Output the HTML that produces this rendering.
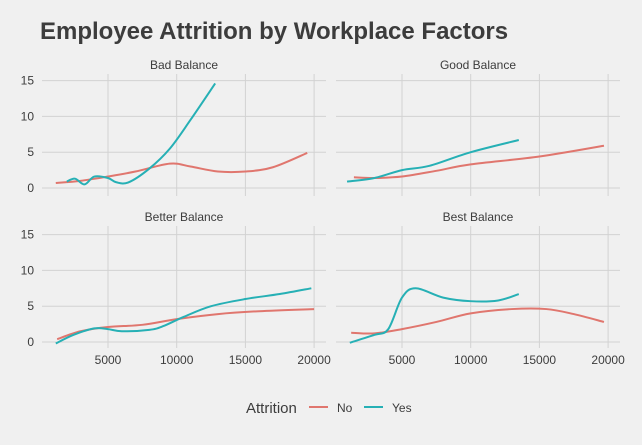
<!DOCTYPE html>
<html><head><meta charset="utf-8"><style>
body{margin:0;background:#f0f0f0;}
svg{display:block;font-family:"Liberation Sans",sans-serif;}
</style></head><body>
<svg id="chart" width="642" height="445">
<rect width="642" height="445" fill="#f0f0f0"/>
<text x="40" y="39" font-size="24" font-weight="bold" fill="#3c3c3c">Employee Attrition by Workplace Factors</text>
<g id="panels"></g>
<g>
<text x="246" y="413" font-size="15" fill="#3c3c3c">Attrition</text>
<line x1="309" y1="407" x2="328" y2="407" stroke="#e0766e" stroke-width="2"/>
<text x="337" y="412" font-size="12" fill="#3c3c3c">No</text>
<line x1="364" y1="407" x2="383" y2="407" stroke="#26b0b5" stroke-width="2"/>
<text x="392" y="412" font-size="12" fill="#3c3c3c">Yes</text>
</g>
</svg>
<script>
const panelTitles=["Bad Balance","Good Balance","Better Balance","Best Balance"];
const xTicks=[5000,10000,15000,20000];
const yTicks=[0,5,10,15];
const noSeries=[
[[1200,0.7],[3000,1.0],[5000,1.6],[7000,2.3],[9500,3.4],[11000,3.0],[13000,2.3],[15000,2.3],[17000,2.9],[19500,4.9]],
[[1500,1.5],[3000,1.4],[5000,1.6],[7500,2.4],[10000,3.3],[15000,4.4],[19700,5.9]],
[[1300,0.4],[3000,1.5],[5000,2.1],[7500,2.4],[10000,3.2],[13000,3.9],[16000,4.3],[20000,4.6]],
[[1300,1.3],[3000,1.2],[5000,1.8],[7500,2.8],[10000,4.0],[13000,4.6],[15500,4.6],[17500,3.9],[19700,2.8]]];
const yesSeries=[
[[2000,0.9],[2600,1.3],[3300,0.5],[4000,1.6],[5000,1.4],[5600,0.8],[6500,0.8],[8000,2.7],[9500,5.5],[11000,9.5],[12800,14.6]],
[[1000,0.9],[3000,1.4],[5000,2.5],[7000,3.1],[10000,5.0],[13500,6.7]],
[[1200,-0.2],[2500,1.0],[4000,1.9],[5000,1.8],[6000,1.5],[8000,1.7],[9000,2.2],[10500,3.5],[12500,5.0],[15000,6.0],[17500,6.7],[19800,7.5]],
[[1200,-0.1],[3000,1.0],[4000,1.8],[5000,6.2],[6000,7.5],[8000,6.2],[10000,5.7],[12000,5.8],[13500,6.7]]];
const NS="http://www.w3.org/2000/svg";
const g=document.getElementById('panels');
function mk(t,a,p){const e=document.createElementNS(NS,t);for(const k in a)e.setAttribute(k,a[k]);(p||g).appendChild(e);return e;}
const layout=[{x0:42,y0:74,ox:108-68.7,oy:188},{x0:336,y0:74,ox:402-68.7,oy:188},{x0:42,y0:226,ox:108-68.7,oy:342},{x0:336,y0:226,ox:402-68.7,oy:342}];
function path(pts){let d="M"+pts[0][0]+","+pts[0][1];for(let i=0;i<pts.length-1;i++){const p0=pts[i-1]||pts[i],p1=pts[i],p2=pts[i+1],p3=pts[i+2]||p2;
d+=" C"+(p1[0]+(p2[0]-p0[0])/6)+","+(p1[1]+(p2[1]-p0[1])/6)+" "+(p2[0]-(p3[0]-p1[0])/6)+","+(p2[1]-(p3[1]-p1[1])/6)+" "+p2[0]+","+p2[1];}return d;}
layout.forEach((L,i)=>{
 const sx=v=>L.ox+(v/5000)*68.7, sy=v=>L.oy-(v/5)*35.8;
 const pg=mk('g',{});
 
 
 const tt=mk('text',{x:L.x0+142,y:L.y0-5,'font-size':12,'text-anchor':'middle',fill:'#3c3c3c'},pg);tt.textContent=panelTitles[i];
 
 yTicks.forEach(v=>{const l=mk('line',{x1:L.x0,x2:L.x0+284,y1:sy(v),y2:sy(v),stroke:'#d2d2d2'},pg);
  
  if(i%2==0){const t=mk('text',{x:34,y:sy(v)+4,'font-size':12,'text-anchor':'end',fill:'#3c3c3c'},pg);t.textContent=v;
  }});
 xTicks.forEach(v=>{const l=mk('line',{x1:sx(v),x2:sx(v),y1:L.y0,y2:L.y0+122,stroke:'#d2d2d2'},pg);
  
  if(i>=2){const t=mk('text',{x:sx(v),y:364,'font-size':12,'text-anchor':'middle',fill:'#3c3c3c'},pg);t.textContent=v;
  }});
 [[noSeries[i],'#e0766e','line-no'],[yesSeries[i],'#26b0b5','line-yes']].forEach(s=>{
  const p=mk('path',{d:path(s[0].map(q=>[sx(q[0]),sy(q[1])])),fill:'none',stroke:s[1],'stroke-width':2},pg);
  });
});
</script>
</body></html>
= = = =
Take the listing above and restate it word for word, without its pictures.

Output the HTML that produces this rendering.
<!DOCTYPE html>
<html><head><meta charset="utf-8"><style>
body{margin:0;background:#f0f0f0;}
svg{display:block;font-family:"Liberation Sans",sans-serif;}
</style></head><body>
<svg id="chart" width="642" height="445">
<rect width="642" height="445" fill="#f0f0f0"/>
<text x="40" y="39" font-size="24" font-weight="bold" fill="#3c3c3c">Employee Attrition by Workplace Factors</text>
<g id="panels"></g>
<g>
<text x="246" y="413" font-size="15" fill="#3c3c3c">Attrition</text>
<line x1="309" y1="407" x2="328" y2="407" stroke="#e0766e" stroke-width="2"/>
<text x="337" y="412" font-size="12" fill="#3c3c3c">No</text>
<line x1="364" y1="407" x2="383" y2="407" stroke="#26b0b5" stroke-width="2"/>
<text x="392" y="412" font-size="12" fill="#3c3c3c">Yes</text>
</g>
</svg>
<script>
const panelTitles=["Bad Balance","Good Balance","Better Balance","Best Balance"];
const xTicks=[5000,10000,15000,20000];
const yTicks=[0,5,10,15];
const noSeries=[
[[1200,0.7],[3000,1.0],[5000,1.6],[7000,2.3],[9500,3.4],[11000,3.0],[13000,2.3],[15000,2.3],[17000,2.9],[19500,4.9]],
[[1500,1.5],[3000,1.4],[5000,1.6],[7500,2.4],[10000,3.3],[15000,4.4],[19700,5.9]],
[[1300,0.4],[3000,1.5],[5000,2.1],[7500,2.4],[10000,3.2],[13000,3.9],[16000,4.3],[20000,4.6]],
[[1300,1.3],[3000,1.2],[5000,1.8],[7500,2.8],[10000,4.0],[13000,4.6],[15500,4.6],[17500,3.9],[19700,2.8]]];
const yesSeries=[
[[2000,0.9],[2600,1.3],[3300,0.5],[4000,1.6],[5000,1.4],[5600,0.8],[6500,0.8],[8000,2.7],[9500,5.5],[11000,9.5],[12800,14.6]],
[[1000,0.9],[3000,1.4],[5000,2.5],[7000,3.1],[10000,5.0],[13500,6.7]],
[[1200,-0.2],[2500,1.0],[4000,1.9],[5000,1.8],[6000,1.5],[8000,1.7],[9000,2.2],[10500,3.5],[12500,5.0],[15000,6.0],[17500,6.7],[19800,7.5]],
[[1200,-0.1],[3000,1.0],[4000,1.8],[5000,6.2],[6000,7.5],[8000,6.2],[10000,5.7],[12000,5.8],[13500,6.7]]];
const NS="http://www.w3.org/2000/svg";
const g=document.getElementById('panels');
function mk(t,a,p){const e=document.createElementNS(NS,t);for(const k in a)e.setAttribute(k,a[k]);(p||g).appendChild(e);return e;}
const layout=[{x0:42,y0:74,ox:108-68.7,oy:188},{x0:336,y0:74,ox:402-68.7,oy:188},{x0:42,y0:226,ox:108-68.7,oy:342},{x0:336,y0:226,ox:402-68.7,oy:342}];
function path(pts){let d="M"+pts[0][0]+","+pts[0][1];for(let i=0;i<pts.length-1;i++){const p0=pts[i-1]||pts[i],p1=pts[i],p2=pts[i+1],p3=pts[i+2]||p2;
d+=" C"+(p1[0]+(p2[0]-p0[0])/6)+","+(p1[1]+(p2[1]-p0[1])/6)+" "+(p2[0]-(p3[0]-p1[0])/6)+","+(p2[1]-(p3[1]-p1[1])/6)+" "+p2[0]+","+p2[1];}return d;}
layout.forEach((L,i)=>{
 const sx=v=>L.ox+(v/5000)*68.7, sy=v=>L.oy-(v/5)*35.8;
 const pg=mk('g',{});
 
 
 const tt=mk('text',{x:L.x0+142,y:L.y0-5,'font-size':12,'text-anchor':'middle',fill:'#3c3c3c'},pg);tt.textContent=panelTitles[i];
 
 yTicks.forEach(v=>{const l=mk('line',{x1:L.x0,x2:L.x0+284,y1:sy(v),y2:sy(v),stroke:'#d2d2d2'},pg);
  
  if(i%2==0){const t=mk('text',{x:34,y:sy(v)+4,'font-size':12,'text-anchor':'end',fill:'#3c3c3c'},pg);t.textContent=v;
  }});
 xTicks.forEach(v=>{const l=mk('line',{x1:sx(v),x2:sx(v),y1:L.y0,y2:L.y0+122,stroke:'#d2d2d2'},pg);
  
  if(i>=2){const t=mk('text',{x:sx(v),y:364,'font-size':12,'text-anchor':'middle',fill:'#3c3c3c'},pg);t.textContent=v;
  }});
 [[noSeries[i],'#e0766e','line-no'],[yesSeries[i],'#26b0b5','line-yes']].forEach(s=>{
  const p=mk('path',{d:path(s[0].map(q=>[sx(q[0]),sy(q[1])])),fill:'none',stroke:s[1],'stroke-width':2},pg);
  });
});
</script>
</body></html>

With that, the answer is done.